The vast majority of RBI’s competitors, such as McDonald’s, Wendy’s, and Starbucks, have at least one female director. At this Thursday’s board meeting, investors rejected the resolution, but the pressure on RBI to diversify its leadership won’t end there, Green and Patton note:
The group 2020 Women on Boards, which seeks to have women represent 20 percent of directors at the largest companies, will target the Burger King owner on June 20 as part of a campaign to pressure companies with all-male boards, said Malli Gero, co-founder of the group. Among companies the group has targeted, and which later added women, are Facebook Inc., Urban Outfitters Inc. and Monster Beverage Corp., she said.
Shareholders are typically reluctant to pass resolutions mandating diversity in corporate leadership: In February, Apple investors voted down a proposal to require the company to aggressively pursue racial diversity in its board and C-suite. The argument organizations make to investors in these situations, which the investors usually accept, is exactly what Restaurant Brands said in its proxy filing: that such mandates might prevent the company from hiring the most qualified candidates.
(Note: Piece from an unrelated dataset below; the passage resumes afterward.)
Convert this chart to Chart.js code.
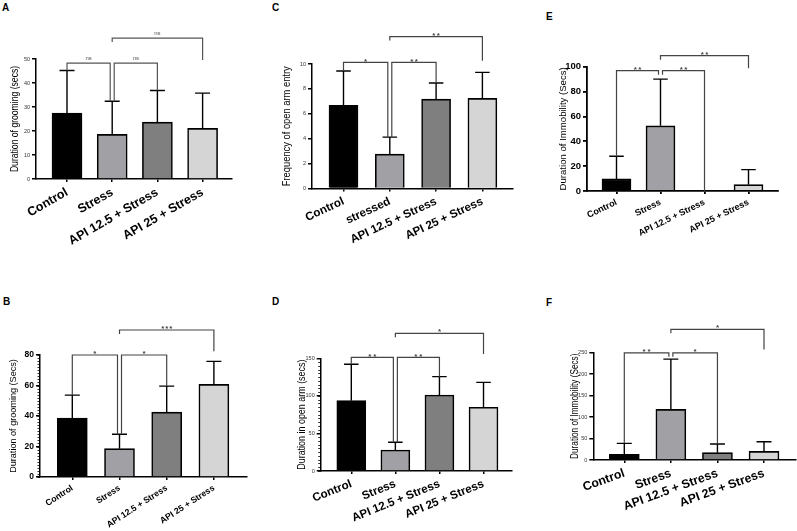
<!DOCTYPE html>
<html>
<head>
<meta charset="utf-8">
<script src="https://cdn.jsdelivr.net/npm/chart.js@4.4.0/dist/chart.umd.min.js"></script>
<style>
  body { margin: 0; background: #fff; width: 797px; height: 531px; overflow: hidden; position: relative;
         font-family: 'Liberation Sans', Arial, sans-serif; }
  canvas { position: absolute; left: 0; top: 0; }
  .tag { position: absolute; font-weight: bold; font-size: 10px; line-height: 10px; color: #000; }
</style>
</head>
<body>
<div class="tag" style="left:2px;top:3px">A</div>
<div class="tag" style="left:272px;top:3px">C</div>
<div class="tag" style="left:546px;top:12px">E</div>
<div class="tag" style="left:3px;top:297px">B</div>
<div class="tag" style="left:272px;top:297px">D</div>
<div class="tag" style="left:546px;top:298px">F</div>
<canvas id="cA"></canvas>
<canvas id="cC"></canvas>
<canvas id="cE"></canvas>
<canvas id="cB"></canvas>
<canvas id="cD"></canvas>
<canvas id="cF"></canvas>
<script>
// groups and colours
const groups = ["Control", "Stress", "API 12.5 + Stress", "API 25 + Stress"];
const groupsC = ["Control", "stressed", "API 12.5 + Stress", "API 25 + Stress"];
const barColors = ["#000000", "#a1a1a5", "#7f7f7f", "#d5d5d5"];

// A - grooming (secs)
const meanA = [27.5, 18.6, 23.7, 21.1];
const sdA = [17.7, 13.8, 13.2, 14.7];
const ticksA = [0, 10, 20, 30, 40, 50];
// [from, to, height, label, left leg end, right leg end] (null = short stub)
const sigA = [[0, 1, 48.3, "ns", 45.2, 32.4], [1, 2, 48.3, "ns", 32.4, 36.9], [1, 3, 58.7, "ns", null, 49.6]];

// C - open arm entries
const meanC = [6.68, 2.76, 7.18, 7.24];
const sdC = [2.76, 1.37, 1.29, 2.09];
const ticksC = [0, 2, 4, 6, 8, 10];
const sigC = [[0, 1, 10.13, "*", 9.44, 4.13], [1, 2, 10.13, "**", 4.13, 8.47], [1, 3, 12.2, "**", null, 10.27]];

// E - immobility
const meanE = [9.7, 52.4, 0, 5.1];
const sdE = [18.3, 37.6, 0, 12.1];
const ticksE = [0, 20, 40, 60, 80, 100];
const sigE = [[0, 1, 96.8, "**", 28, null], [1, 2, 96.8, "**", null, 0], [1, 3, 108.9, "**", null, 98.7]];

// B - grooming (Secs)
const meanB = [38.6, 18.6, 42.5, 60.7];
const sdB = [15.1, 9.4, 17.1, 15.1];
const ticksB = [0, 20, 40, 60, 80];
const sigB = [[0, 1, 80, "*", 53.7, 28], [1, 2, 80, "*", 28, 59.6], [1, 3, 96.4, "***", null, 82.4]];

// D - time in open arm
const meanD = [93.6, 28, 101.2, 84.8];
const sdD = [48.4, 10.2, 24.4, 33.2];
const ticksD = [0, 50, 100, 150];
const sigD = [[0, 1, 151.3, "**", 142, 38.2], [1, 2, 151.3, "**", 38.2, 125.6], [1, 3, 183.3, "*", null, 155.8]];

// F - immobility
const meanF = [13.2, 117.6, 17, 20.1];
const sdF = [25.5, 116.9, 20.2, 22.5];
const ticksF = [0, 50, 100, 150, 200, 250];
const sigF = [[0, 1, 249.2, "**", 38.7, null], [1, 2, 249.2, "*", null, 37.2], [1, 3, 304, "*", null, 257]];

const W = 797, H = 531;
const SANS = "'Liberation Sans', Arial, sans-serif";

// error bars, brackets, minor ticks and the (condensed) y title
const marks = {
  id: 'marks',
  afterDatasetsDraw(chart) {
    const o = chart.options.plugins.marks;
    const {ctx, scales: {x, y}} = chart;
    const means = chart.data.datasets[0].data;
    ctx.save();
    // error bars (upper only)
    ctx.strokeStyle = '#000';
    ctx.lineWidth = 1.4;
    o.sd.forEach((s, i) => {
      if (!s) return;
      const px = x.getPixelForValue(i);
      const y0 = y.getPixelForValue(means[i].y);
      const y1 = y.getPixelForValue(means[i].y + s);
      ctx.beginPath();
      ctx.moveTo(px, y0); ctx.lineTo(px, y1);
      ctx.moveTo(px - o.cap, y1); ctx.lineTo(px + o.cap, y1);
      ctx.stroke();
    });
    // minor ticks
    if (o.minor) {
      ctx.lineWidth = 0.8;
      ctx.beginPath();
      for (let v = 0; v <= y.max + 1e-9; v += o.minor) {
        const py = Math.round(y.getPixelForValue(v)) + 0.5;
        ctx.moveTo(x.left - 2.5, py); ctx.lineTo(x.left, py);
      }
      ctx.stroke();
    }
    // significance brackets
    ctx.strokeStyle = o.sigColor;
    ctx.fillStyle = o.sigColor;
    ctx.lineWidth = 1.2;
    ctx.font = o.sigFont;
    ctx.textAlign = 'center';
    ctx.textBaseline = 'bottom';
    o.sig.forEach(b => {
      const adj = b[1] - b[0] === 1;
      const sl = adj && b[0] === 1 ? 2 : 0;
      const sr = adj && b[1] === 1 ? -2 : 0;
      const xl = x.getPixelForValue(b[0]) + sl;
      const xr = x.getPixelForValue(b[1]) + sr;
      const yy = y.getPixelForValue(b[2]);
      const yl = b[4] === null ? yy + 4 : y.getPixelForValue(b[4]);
      const yr = b[5] === null ? yy + 4 : y.getPixelForValue(b[5]);
      ctx.beginPath();
      ctx.moveTo(xl, yl); ctx.lineTo(xl, yy); ctx.lineTo(xr, yy); ctx.lineTo(xr, yr);
      ctx.stroke();
      const cx = (xl + xr) / 2;
      const chars = b[3].split('');
      if (b[3][0] === '*') {
        const gap = o.starGap;
        chars.forEach((c, k) => ctx.fillText(c, cx + (k - (chars.length - 1) / 2) * gap, yy + o.starDy));
      } else {
        ctx.fillText(b[3], cx, yy - 1.5);
      }
    });
    // y axis title
    ctx.translate(o.tx, (y.top + y.bottom) / 2);
    ctx.rotate(-Math.PI / 2);
    ctx.scale(o.squeeze, 1);
    ctx.fillStyle = '#000';
    ctx.font = o.tfs + 'px ' + SANS;
    ctx.textAlign = 'center';
    ctx.textBaseline = 'middle';
    ctx.fillText(o.title, 0, 0);
    ctx.restore();
  }
};

function panel(id, cats, means, sd, yTicks, sig, g) {
  const yW = g.L - (g.tx - g.tfs * 0.6);
  const xH = Math.min(80, H - g.B);
  const el = document.getElementById(id);
  el.width = W; el.height = H;
  el.style.width = W + 'px'; el.style.height = H + 'px';
  new Chart(el, {
    type: 'bar',
    data: {
      datasets: [{
        data: means.map((v, i) => ({x: i, y: v})),
        backgroundColor: barColors,
        borderColor: '#000',
        borderWidth: g.bw,
        borderSkipped: 'bottom',
        barThickness: g.bt
      }]
    },
    options: {
      responsive: false,
      animation: false,
      events: [],
      layout: {padding: {left: g.L - yW, top: g.T, right: W - g.R, bottom: H - g.B - xH}},
      plugins: {
        legend: {display: false},
        tooltip: {enabled: false},
        marks: {sd: sd, sig: sig, cap: g.bt / 4, minor: g.minor, sigColor: g.sigColor,
                sigFont: g.sigFont, starGap: g.starGap, starDy: g.starDy,
                title: g.title, tx: g.tx, tfs: g.tfs, squeeze: g.squeeze}
      },
      scales: {
        x: {
          type: 'linear',
          bounds: 'data',
          offset: false,
          min: (g.L - g.c0) / g.sp,
          max: (g.R - g.c0) / g.sp,
          afterBuildTicks: s => { s.ticks = cats.map((c, i) => ({value: i})); },
          afterFit: s => { s.height = xH; s.paddingLeft = 0; s.paddingRight = 0; },
          ticks: {
            autoSkip: false, minRotation: g.rot, maxRotation: g.rot, padding: g.xpad,
            color: '#000', font: {family: SANS, size: g.xfs, weight: 'bold'},
            callback: v => cats[v]
          },
          grid: {display: true, drawOnChartArea: false, offset: false, tickLength: 3, color: '#000', lineWidth: g.aw},
          border: {display: true, color: '#000', width: g.aw}
        },
        y: {
          bounds: 'data',
          min: 0,
          max: yTicks[yTicks.length - 1],
          afterBuildTicks: s => { s.ticks = yTicks.map(v => ({value: v})); },
          afterFit: s => { s.width = yW; s.paddingTop = 0; s.paddingBottom = 0; },
          ticks: {padding: 2, color: g.tcol, font: {family: SANS, size: g.yfs, weight: g.yfw}},
          grid: {display: true, drawOnChartArea: false, tickLength: 4, color: '#000', lineWidth: g.aw},
          border: {display: true, color: '#000', width: g.aw},
          title: {display: false}
        }
      }
    },
    plugins: [marks]
  });
}

panel('cA', groups, meanA, sdA, ticksA, sigA, {
  L: 36, R: 232, T: 59, B: 179, c0: 67, sp: 45.2, bt: 30, bw: 1.6, aw: 1.5, rot: 30, xpad: 3,
  xfs: 12.5, yfs: 5.5, yfw: 'normal', tcol: '#333',
  title: 'Duration of grooming (secs)', tx: 15, tfs: 10.5, squeeze: 0.82,
  sigColor: '#555', sigFont: "6px " + SANS, starGap: 4, starDy: 3
});
panel('cC', groupsC, meanC, sdC, ticksC, sigC, {
  L: 312, R: 513, T: 64, B: 188.5, c0: 343.5, sp: 46.3, bt: 29, bw: 1.6, aw: 1.5, rot: 25, xpad: 3,
  xfs: 11.6, yfs: 5.5, yfw: 'normal', tcol: '#333',
  title: 'Frequency of open arm entry', tx: 287, tfs: 11.4, squeeze: 0.82,
  sigColor: '#444', sigFont: "bold 8px " + SANS, starGap: 4.5, starDy: 3
});
panel('cE', groups, meanE, sdE, ticksE, sigE, {
  L: 587, R: 778, T: 66.7, B: 191, c0: 616.5, sp: 44, bt: 29, bw: 1.6, aw: 1.8, rot: 26, xpad: 3,
  xfs: 9, yfs: 9.5, yfw: 'bold', tcol: '#000',
  title: 'Duration of Immobility (Secs)', tx: 563, tfs: 9.6, squeeze: 1,
  sigColor: '#444', sigFont: "bold 8px " + SANS, starGap: 4.5, starDy: 3
});
panel('cB', groups, meanB, sdB, ticksB, sigB, {
  L: 40, R: 247, T: 355, B: 477, c0: 72.3, sp: 47.2, bt: 30, bw: 1.6, aw: 1.5, rot: 33, minor: 2, xpad: 3,
  xfs: 8.7, yfs: 8.5, yfw: 'bold', tcol: '#000',
  title: 'Duration of grooming (Secs)', tx: 13, tfs: 9.1, squeeze: 1,
  sigColor: '#444', sigFont: "bold 8px " + SANS, starGap: 4, starDy: 3
});
panel('cD', groups, meanD, sdD, ticksD, sigD, {
  L: 320.7, R: 512, T: 358.3, B: 471, c0: 351.3, sp: 44.07, bt: 29, bw: 1.6, aw: 1.5, rot: 22, minor: 5, xpad: 3,
  xfs: 11.6, yfs: 5.5, yfw: 'normal', tcol: '#333',
  title: 'Duration in open arm (secs)', tx: 302, tfs: 10.9, squeeze: 0.82,
  sigColor: '#444', sigFont: "bold 8px " + SANS, starGap: 5, starDy: 3
});
panel('cF', groups, meanF, sdF, ticksF, sigF, {
  L: 593.3, R: 796, T: 352.5, B: 460, c0: 624.3, sp: 46.57, bt: 30, bw: 1.6, aw: 1.5, rot: 20, xpad: 3,
  xfs: 12.3, yfs: 5.5, yfw: 'normal', tcol: '#333',
  title: 'Duration of Immobility (Secs)', tx: 575, tfs: 10, squeeze: 0.82,
  sigColor: '#444', sigFont: "bold 8px " + SANS, starGap: 5, starDy: 3
});
</script>
</body>
</html>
But our increasing understanding of unconscious bias complicates this argument: All-male boards of directors often claim that the only reason they have no women in the room is that they can’t find any qualified female candidates, but this is dubious; a more likely scenario is that the qualified women just aren’t in these men’s networks, and the same is likely true for minorities. Research has also shown that boards are usually reluctant to replace a departing male board member with a woman. Systemic biases like these are a major reason why, even if the current rate of progress were to double, it would still take more than 40 years to reach gender parity in American boardrooms.